Casi seguro que fue en 1980, así que yo no alcanzaba los veinte años. Componía canciones con mi amigo, con mi hermano Xosé Cagide. Nos habíamos conjurado en los jesuitas: "¡Tenemos que hacer algo!". Algo. Ahora parecerá indescifrable, pero entonces era una resolución clara, vital y apasionada. Por supuesto, buscábamos sentido. De momento, armados con dos guitarras españolas y nuestras voces limpias y temerarias. La primera actuación en público fue el cierre de un acto comunista con chilenos del exilio. La sala barcelonesa era grande y estaba abarrotada.
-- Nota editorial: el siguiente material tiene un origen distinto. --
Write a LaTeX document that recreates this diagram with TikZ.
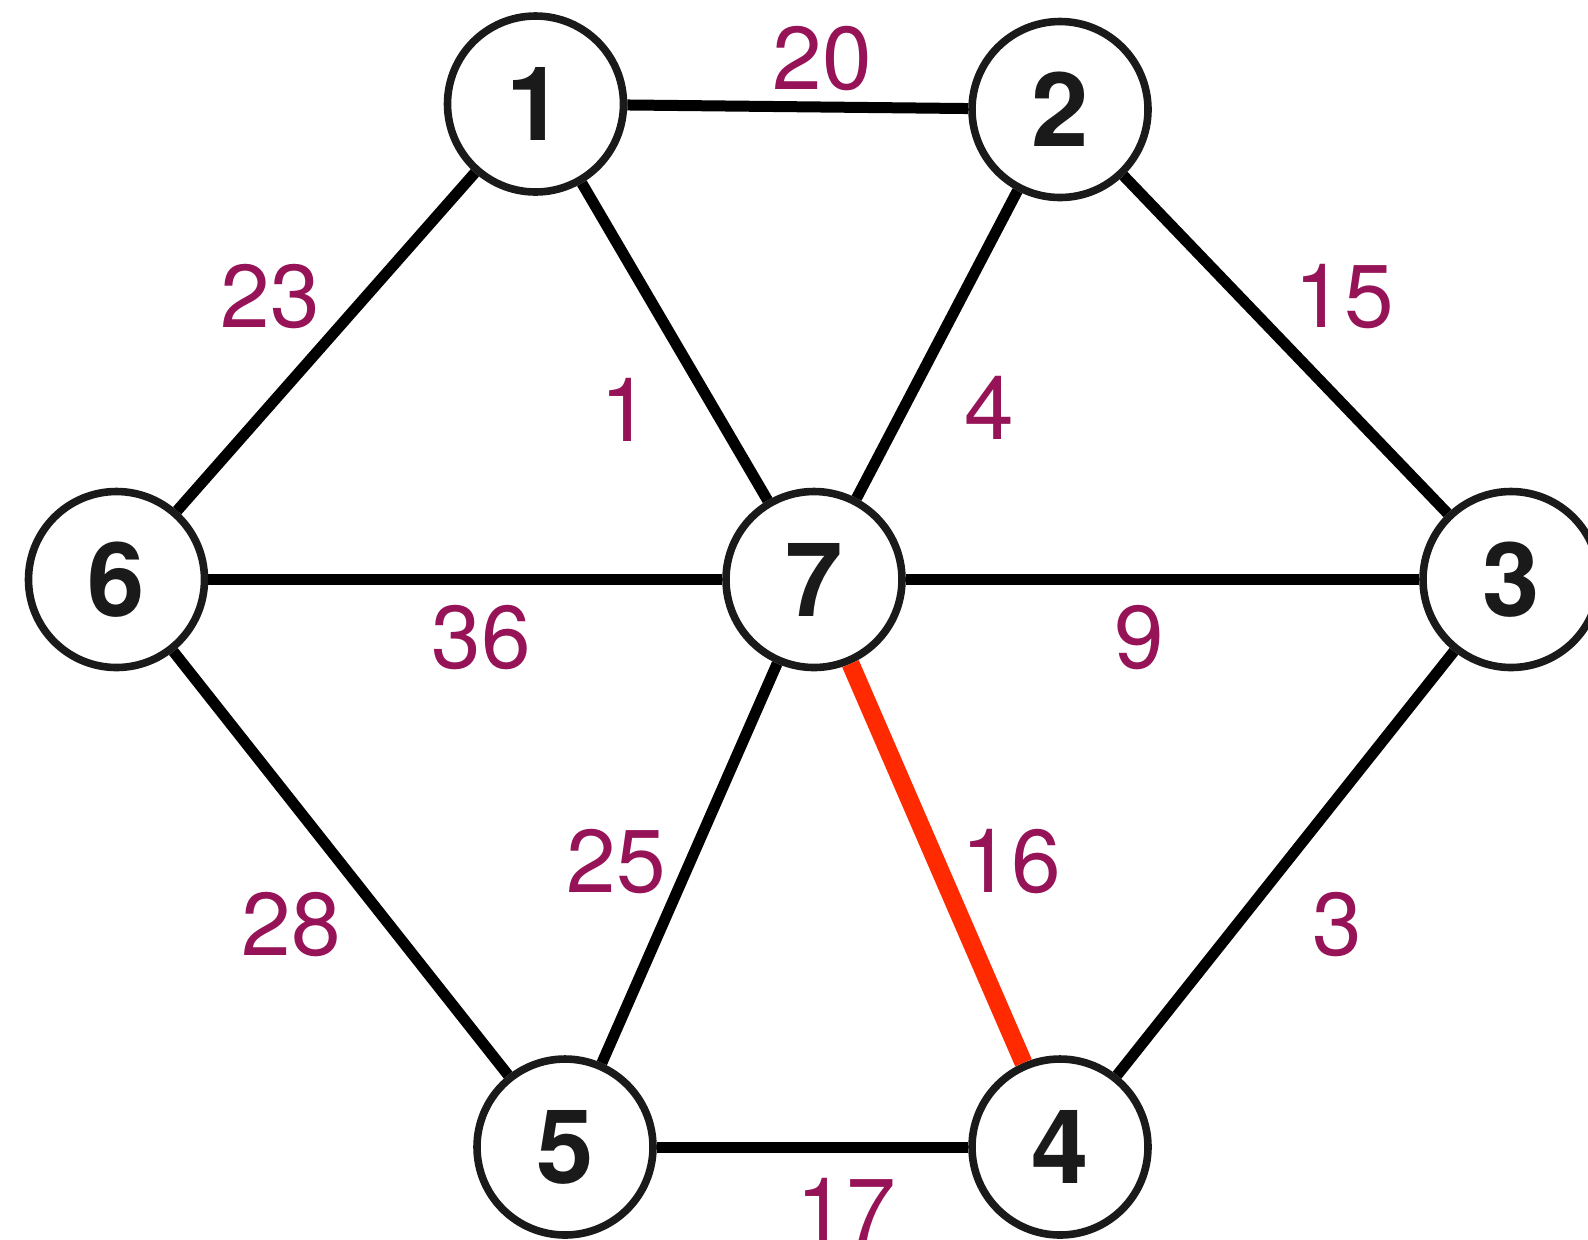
\documentclass[tikz,border=0pt]{standalone}
\usepackage{fontspec}
\setmainfont{TeX Gyre Heros}
\definecolor{lbl}{HTML}{951356}
\definecolor{ring}{HTML}{1A1A1A}
\definecolor{hot}{HTML}{FF2A00}
\begin{document}
\begin{tikzpicture}[x=0.5pt,y=-0.5pt,
  vtx/.style={circle,draw=ring,line width=3.8pt,fill=white,minimum size=88pt,inner sep=0pt,
    font=\fontsize{51.5}{55}\selectfont\bfseries,text=ring},
  wt/.style={inner sep=0pt,text=lbl,font=\fontsize{44.6}{50}\selectfont},
  edgeline/.style={line width=5.5pt,black},
  hotedge/.style={line width=9pt,hot}]
\useasboundingbox (0,0) rectangle (1588,1239);
\clip (0,0) rectangle (1588,1239);
\node[vtx] (n1) at (535.5,104) {1};
\node[vtx] (n2) at (1060,109.5) {2};
\node[vtx] (n3) at (1511,579.5) {3};
\node[vtx] (n4) at (1060,1147) {4};
\node[vtx] (n5) at (565,1147) {5};
\node[vtx] (n6) at (116.5,579.5) {6};
\node[vtx] (n7) at (814,579.5) {7};
\draw[edgeline] (n1) -- (n2);
\draw[edgeline] (n1) -- (n6);
\draw[edgeline] (n1) -- (n7);
\draw[edgeline] (n2) -- (n7);
\draw[edgeline] (n2) -- (n3);
\draw[edgeline] (n6) -- (n7);
\draw[edgeline] (n7) -- (n3);
\draw[edgeline] (n6) -- (n5);
\draw[edgeline] (n7) -- (n5);
\draw[edgeline] (n3) -- (n4);
\draw[edgeline] (n5) -- (n4);
\draw[hotedge] (n7) -- (n4);
\node[wt] (w12) at (822,59) {20};
\node[wt] (w16) at (270,297) {23};
\node[wt] (w17) at (625,410) {1};
\node[wt] (w27) at (989,408) {4};
\node[wt] (w23) at (1344,297) {15};
\node[wt] (w67) at (481,638) {36};
\node[wt] (w73) at (1139,638) {9};
\node[wt] (w75) at (616,862) {25};
\node[wt] (w74) at (1011,862) {16};
\node[wt] (w65) at (291,925) {28};
\node[wt] (w34) at (1337,925) {3};
\node[wt] (w54) at (846,1210) {17};
\end{tikzpicture}
\end{document}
Xosé, un músico extraordinario, hoy erudito, mandaba con su guitarra. Marcaba el tiempo, colocaba los bordones, desplegaba los arpegios elaborados y ponía la segunda voz. Mandaba pese a la apariencia, pese al mito de "la voz cantante", la mía. Una voz joven, a poca gracia que tengas, y siempre que vayas bien ensayado, puede dar enormes satisfacciones. No suele fallar. Le haces mil putadas la noche antes, hablas demasiado, fumas, bebes, y ahí está como nueva al día siguiente. ¡Cómo la añoro! Todo salió bien, el público estaba entregado y Jesús Piqueras, responsable de nuestra participación, sonreía con los ojos enrojecidos. Chileno de nacimiento, había sido también compañero de infancia en los jesuitas.
Por complacer a nuestros anfitriones, decidimos terminar la actuación con La Internacional. Sería, claro está, una versión inusual. Cálida e instrumental. No íbamos a hacernos voces a lo Víctor y Diego con los parias de la tierra y la famélica legión. Las guitarras españolas obligaban a la contención ante una audiencia acostumbrada a enfervorizarse con la pieza, y a cantarla. ¿Pero cómo cantar... aquello?
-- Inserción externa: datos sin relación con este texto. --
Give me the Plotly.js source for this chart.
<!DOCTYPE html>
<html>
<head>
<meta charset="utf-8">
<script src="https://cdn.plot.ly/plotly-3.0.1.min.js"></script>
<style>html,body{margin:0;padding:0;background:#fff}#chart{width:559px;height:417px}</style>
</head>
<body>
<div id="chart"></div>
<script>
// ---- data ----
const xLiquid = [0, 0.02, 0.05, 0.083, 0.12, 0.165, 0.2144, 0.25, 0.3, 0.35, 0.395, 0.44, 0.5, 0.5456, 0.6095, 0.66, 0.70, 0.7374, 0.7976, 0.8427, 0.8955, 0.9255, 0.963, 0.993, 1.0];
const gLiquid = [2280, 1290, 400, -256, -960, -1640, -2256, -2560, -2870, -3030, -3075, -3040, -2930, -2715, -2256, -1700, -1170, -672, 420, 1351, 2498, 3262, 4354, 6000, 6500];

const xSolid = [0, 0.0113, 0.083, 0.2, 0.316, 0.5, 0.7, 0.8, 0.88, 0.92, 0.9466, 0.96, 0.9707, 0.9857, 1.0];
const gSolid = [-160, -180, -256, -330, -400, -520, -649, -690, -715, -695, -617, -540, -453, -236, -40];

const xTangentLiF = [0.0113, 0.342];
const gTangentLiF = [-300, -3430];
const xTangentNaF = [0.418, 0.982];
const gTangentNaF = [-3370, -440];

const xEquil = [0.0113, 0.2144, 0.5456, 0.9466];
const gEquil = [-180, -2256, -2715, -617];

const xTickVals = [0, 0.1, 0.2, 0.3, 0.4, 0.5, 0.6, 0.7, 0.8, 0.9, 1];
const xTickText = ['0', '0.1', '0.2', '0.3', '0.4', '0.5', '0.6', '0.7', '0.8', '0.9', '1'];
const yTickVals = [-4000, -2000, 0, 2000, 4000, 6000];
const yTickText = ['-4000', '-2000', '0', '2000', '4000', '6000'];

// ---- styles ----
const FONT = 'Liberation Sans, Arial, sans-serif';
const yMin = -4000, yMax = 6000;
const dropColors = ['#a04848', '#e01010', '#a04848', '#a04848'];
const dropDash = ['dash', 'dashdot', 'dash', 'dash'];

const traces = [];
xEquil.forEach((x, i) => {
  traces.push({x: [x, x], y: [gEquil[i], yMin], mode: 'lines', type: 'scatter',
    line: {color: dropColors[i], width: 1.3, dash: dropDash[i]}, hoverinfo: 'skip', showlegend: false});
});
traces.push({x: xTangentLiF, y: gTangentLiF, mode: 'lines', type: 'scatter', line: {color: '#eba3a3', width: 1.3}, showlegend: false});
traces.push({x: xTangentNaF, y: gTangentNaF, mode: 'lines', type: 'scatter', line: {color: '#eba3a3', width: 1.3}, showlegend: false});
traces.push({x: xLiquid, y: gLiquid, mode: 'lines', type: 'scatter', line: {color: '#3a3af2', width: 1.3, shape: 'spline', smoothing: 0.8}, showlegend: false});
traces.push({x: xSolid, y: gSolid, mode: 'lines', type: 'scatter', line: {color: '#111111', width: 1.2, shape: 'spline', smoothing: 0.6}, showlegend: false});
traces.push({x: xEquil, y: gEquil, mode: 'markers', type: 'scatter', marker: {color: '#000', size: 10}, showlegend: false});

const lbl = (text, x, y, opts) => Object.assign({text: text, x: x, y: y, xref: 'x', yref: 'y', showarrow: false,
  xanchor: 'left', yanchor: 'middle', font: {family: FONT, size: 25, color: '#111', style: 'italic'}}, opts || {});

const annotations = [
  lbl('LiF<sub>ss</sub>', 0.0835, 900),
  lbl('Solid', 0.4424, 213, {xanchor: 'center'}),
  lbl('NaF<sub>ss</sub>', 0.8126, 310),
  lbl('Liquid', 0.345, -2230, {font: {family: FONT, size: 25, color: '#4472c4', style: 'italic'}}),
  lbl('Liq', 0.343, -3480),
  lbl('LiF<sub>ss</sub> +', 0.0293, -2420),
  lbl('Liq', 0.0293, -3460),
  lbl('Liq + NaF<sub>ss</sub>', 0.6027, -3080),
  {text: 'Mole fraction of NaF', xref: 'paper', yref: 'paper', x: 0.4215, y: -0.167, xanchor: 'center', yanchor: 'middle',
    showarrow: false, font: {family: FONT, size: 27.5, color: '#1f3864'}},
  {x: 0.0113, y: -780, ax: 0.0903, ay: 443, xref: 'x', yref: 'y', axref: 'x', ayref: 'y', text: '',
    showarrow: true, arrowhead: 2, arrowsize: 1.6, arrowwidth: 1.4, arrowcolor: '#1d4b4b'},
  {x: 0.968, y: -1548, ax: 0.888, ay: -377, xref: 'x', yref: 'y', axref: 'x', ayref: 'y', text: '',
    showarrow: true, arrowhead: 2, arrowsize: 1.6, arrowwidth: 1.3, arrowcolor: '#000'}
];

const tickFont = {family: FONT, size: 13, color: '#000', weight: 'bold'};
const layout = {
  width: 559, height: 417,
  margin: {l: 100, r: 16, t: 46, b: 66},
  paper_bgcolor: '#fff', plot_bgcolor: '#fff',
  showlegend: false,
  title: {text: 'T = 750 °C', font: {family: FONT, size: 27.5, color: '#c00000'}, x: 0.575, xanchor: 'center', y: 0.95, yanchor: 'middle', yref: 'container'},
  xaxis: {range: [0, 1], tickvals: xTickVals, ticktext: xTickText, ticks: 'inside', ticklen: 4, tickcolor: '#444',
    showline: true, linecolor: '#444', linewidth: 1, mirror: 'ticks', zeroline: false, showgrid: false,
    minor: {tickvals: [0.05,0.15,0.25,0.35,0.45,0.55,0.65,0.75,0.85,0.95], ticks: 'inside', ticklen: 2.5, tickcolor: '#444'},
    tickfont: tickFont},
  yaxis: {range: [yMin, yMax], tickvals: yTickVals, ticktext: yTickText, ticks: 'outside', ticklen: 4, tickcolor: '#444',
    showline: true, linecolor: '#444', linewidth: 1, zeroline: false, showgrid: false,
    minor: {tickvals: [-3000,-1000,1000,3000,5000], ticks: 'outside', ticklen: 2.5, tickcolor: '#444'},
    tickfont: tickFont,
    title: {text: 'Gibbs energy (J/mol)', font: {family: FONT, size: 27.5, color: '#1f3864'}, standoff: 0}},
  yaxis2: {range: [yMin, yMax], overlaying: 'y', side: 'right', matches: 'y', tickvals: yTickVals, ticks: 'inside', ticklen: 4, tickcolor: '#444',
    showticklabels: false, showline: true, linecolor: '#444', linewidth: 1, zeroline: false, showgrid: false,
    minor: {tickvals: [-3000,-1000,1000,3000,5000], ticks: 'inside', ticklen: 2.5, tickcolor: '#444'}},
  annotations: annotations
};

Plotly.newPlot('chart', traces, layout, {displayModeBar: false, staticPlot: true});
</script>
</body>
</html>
El tempo y los adornos sosegaron a los presentes, induciéndolos -presentí- a una introspección general, a una delicada intimidad civil, si cabe la expresión. En el tramo final de La Internacional hipnótica, una densa nostalgia invadió el espacio. El himno sucumbía a las caricias de nuestros dedos como un león rendido. Entonces sucedió. ¿Nos lo susurramos, o bastó una mirada de inteligencia? "Vamos a acabar en menor".
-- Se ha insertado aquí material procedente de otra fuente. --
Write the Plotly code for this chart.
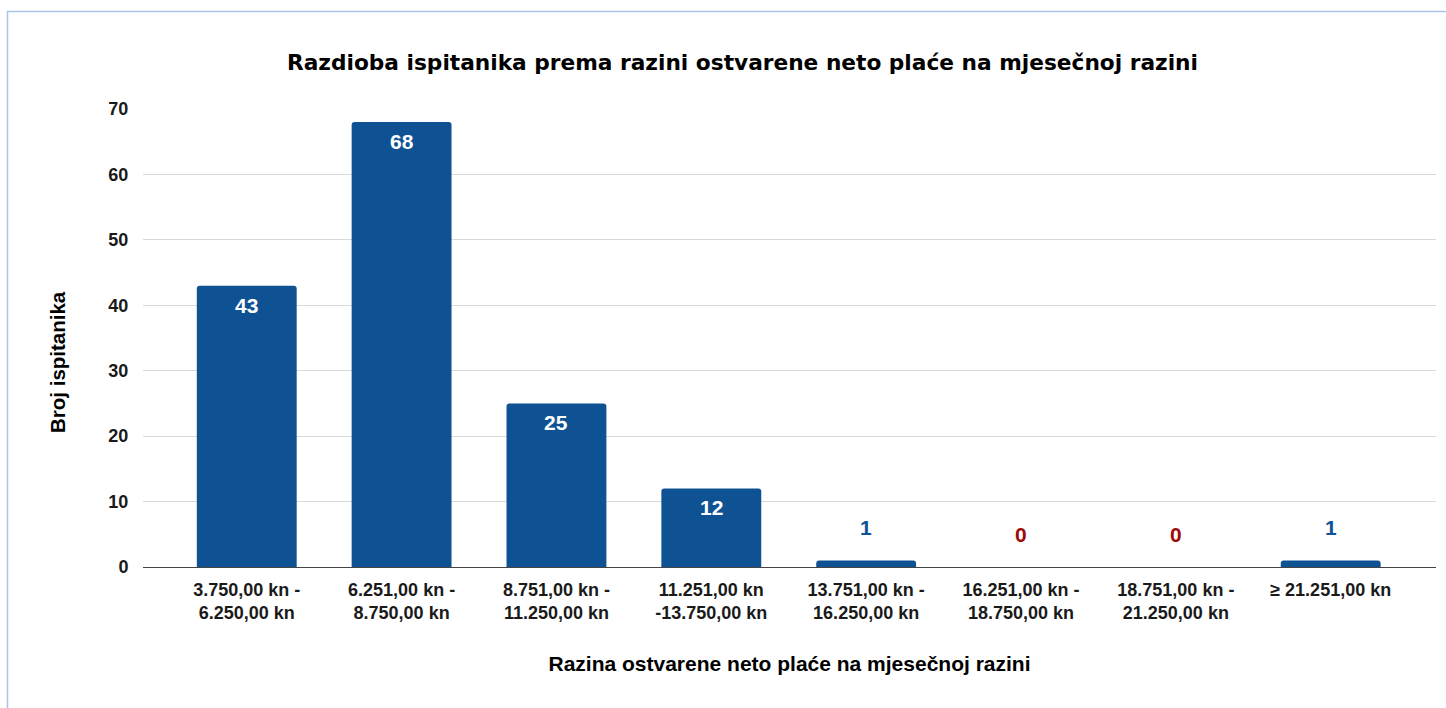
import plotly.graph_objects as go

categories = [
    "3.750,00 kn -<br>6.250,00 kn",
    "6.251,00 kn -<br>8.750,00 kn",
    "8.751,00 kn -<br>11.250,00 kn",
    "11.251,00 kn<br>-13.750,00 kn",
    "13.751,00 kn -<br>16.250,00 kn",
    "16.251,00 kn -<br>18.750,00 kn",
    "18.751,00 kn -<br>21.250,00 kn",
    "≥ 21.251,00 kn",
]
values = [43, 68, 25, 12, 1, 0, 0, 1]
y_ticks = [0, 10, 20, 30, 40, 50, 60, 70]

title_text = "Razdioba ispitanika prema razini ostvarene neto plaće na mjesečnoj razini"
x_title = "Razina ostvarene neto plaće na mjesečnoj razini"
y_title = "Broj ispitanika"

BAR = "#0F5294"
RED = "#9C0A0A"
FONT = "Liberation Sans, Arial, sans-serif"
TFONT = "DejaVu Sans, Liberation Sans, sans-serif"

fig = go.Figure()
fig.add_trace(go.Bar(
    x=list(range(len(categories))),
    y=values,
    marker=dict(color=BAR, line=dict(width=0), cornerradius=3),
    width=0.645,
    hoverinfo="skip",
))

W, H = 1446, 708
L, R, T, B = 143, 10, 109, 141
pw, ph = W - L - R, H - T - B

def px_x(p):
    return (p - L) / pw

def px_y(p):
    return (H - B - p) / ph

annotations = []
for i, v in enumerate(values):
    if v >= 5:
        annotations.append(dict(
            x=i, y=v, xref="x", yref="y", text=f"<b>{v}</b>", showarrow=False,
            yanchor="top", yshift=-6,
            font=dict(family=FONT, size=21, color="white"),
        ))
    else:
        annotations.append(dict(
            x=i, y=v, xref="x", yref="y", text=f"<b>{v}</b>", showarrow=False,
            yanchor="middle", yshift=33,
            font=dict(family=FONT, size=21, color=BAR if v > 0 else RED),
        ))

# y-axis title (placed as annotation to match reference offset)
annotations.append(dict(
    x=px_x(57), y=px_y(362), xref="paper", yref="paper",
    text=f"<b>{y_title}</b>", textangle=-90, showarrow=False,
    xanchor="center", yanchor="middle",
    font=dict(family=FONT, size=20.5, color="#000"),
))

border = "#A9C4E8"
shapes = [
    dict(type="line", xref="paper", yref="paper",
         x0=px_x(7.5), x1=px_x(7.5), y0=px_y(11), y1=px_y(720),
         line=dict(color=border, width=1.5)),
    dict(type="line", xref="paper", yref="paper",
         x0=px_x(7), x1=px_x(1460), y0=px_y(11.5), y1=px_y(11.5),
         line=dict(color=border, width=1.5)),
]

fig.update_layout(
    width=W, height=H,
    margin=dict(l=L, r=R, t=T, b=B),
    paper_bgcolor="white", plot_bgcolor="white",
    showlegend=False,
    title=dict(text=f"<b>{title_text}</b>", x=(287 + 1198) / 2 / W, xanchor="center",
               y=1 - 62 / H, yanchor="middle",
               font=dict(family=TFONT, size=21.7, color="#000")),
    font=dict(family=FONT, color="#000"),
    annotations=annotations,
    shapes=shapes,
)

fig.update_xaxes(
    tickmode="array", tickvals=list(range(len(categories))), ticktext=[f"<b>{c}</b>" for c in categories],
    range=[-0.67, 7.68],
    tickfont=dict(family=FONT, size=18, color="#1a1a1a"),
    ticks="outside", ticklen=6, tickcolor="rgba(0,0,0,0)",
    showgrid=False, showline=False, zeroline=False,
    title=dict(text=f"<b>{x_title}</b>", font=dict(family=FONT, size=21, color="#000"), standoff=34),
)
fig.update_yaxes(
    range=[0, 70], tickvals=y_ticks,
    ticktext=[f"<b>{t}</b>" for t in y_ticks],
    tickfont=dict(family=FONT, size=18, color="#1a1a1a"),
    ticks="outside", ticklen=10, tickcolor="rgba(0,0,0,0)",
    showgrid=True, gridcolor="#D9D9D9", gridwidth=1.3,
    zeroline=True, zerolinecolor="#444", zerolinewidth=1.3,
    showline=False,
)

fig.write_html("out.html", config={"displayModeBar": False},
               post_script="document.body.style.margin='0px';")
Es posible que nunca antes ni después se haya cometido tal sacrilegio en directo. En vez de enardecerles, les inundamos de melancolía. Aplaudieron, algo aturdidos, un buen rato. ¿Por qué? Dejábamos más tristeza que alegría, más pesimismo que fe en la victoria. Salimos al poco con las guitarras enfundadas, inconscientes de lo que acabábamos de desatar. El efecto mariposa. Tras una tupida e inextricable red de acontecimientos, al acabar la década se hundió el comunismo. No lo hicimos a propósito.